Hong Kong life insurance market could see M&A frenzy

Conditions are ripe for an upswing in insurance purchases in the market

Hong Kong life insurance market could see M&A frenzy

Insurance News

By Gabriel Olano

The number of M&A (merger and acquisition) deals in the Hong Kong life insurance industry is reportedly set to soar given stiff competition and an abundance of buyers in the market.

AXA and MassMutual have already their sold life insurance units in the city, while MetLife is expected to be the next on the trading block, according to a report by the Business Times.

The Hong Kong life insurance market is crowded, with three huge insurers dominating. These firms – AIA, China Life, and Prudential – brought in more than half of the HK$436 billion (US$55.74 billion) in premium revenue for 2016. Firms with a smaller market share may opt to consolidate in order to compete with the bigger players.

Meanwhile, there is an influx of investors looking for a piece of the Hong Kong insurance pie, and many of these are from mainland China.

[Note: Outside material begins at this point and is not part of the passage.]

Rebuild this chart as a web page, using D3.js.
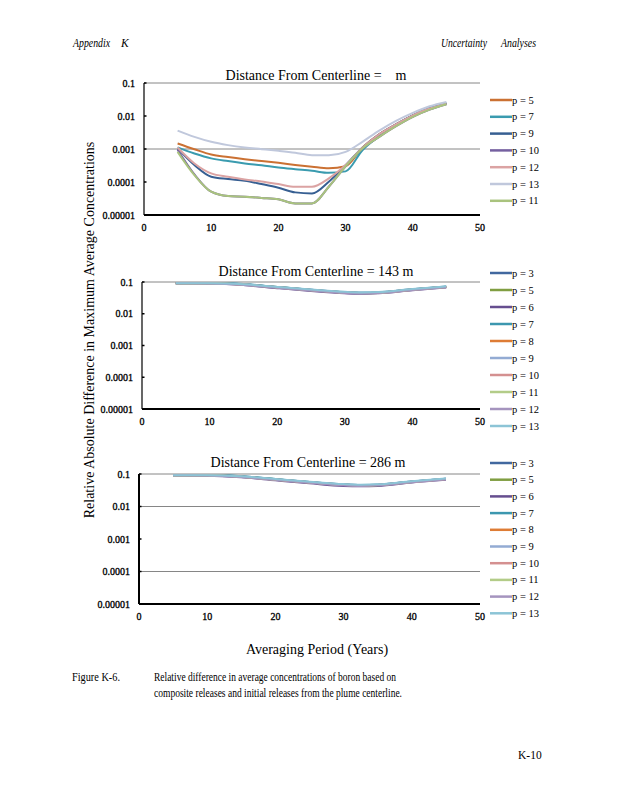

As getting an insurance license on the mainland is quite difficult, many investors opt to purchase an existing company in Hong Kong and sell to a mainland clientele. While Beijing has imposed restrictions on mainlanders buying Hong Kong insurance policies, experts believe these restrictions will be eased in the future.

Several other reasons for insurers to sell their Hong Kong ventures exist, according to the report. Italian insurer Generali, for example, is struggling with larger issues and is looking to exit several markets. Insurers can also sell a stake to partners that could help them in their expansion and diversification, such as when British insurer Aviva partnered with Chinese internet giant Tencent to help in its digitalisation and reaching a wider market.

Due to limited financial information being made public, a value has yet to be outlined for MetLife’s impending sale, but Bloomberg estimated it at US$600 million or possibly higher. With conditions ripe for an M&A upsurge in Hong Kong, both investors and insurance professionals better keep on their toes.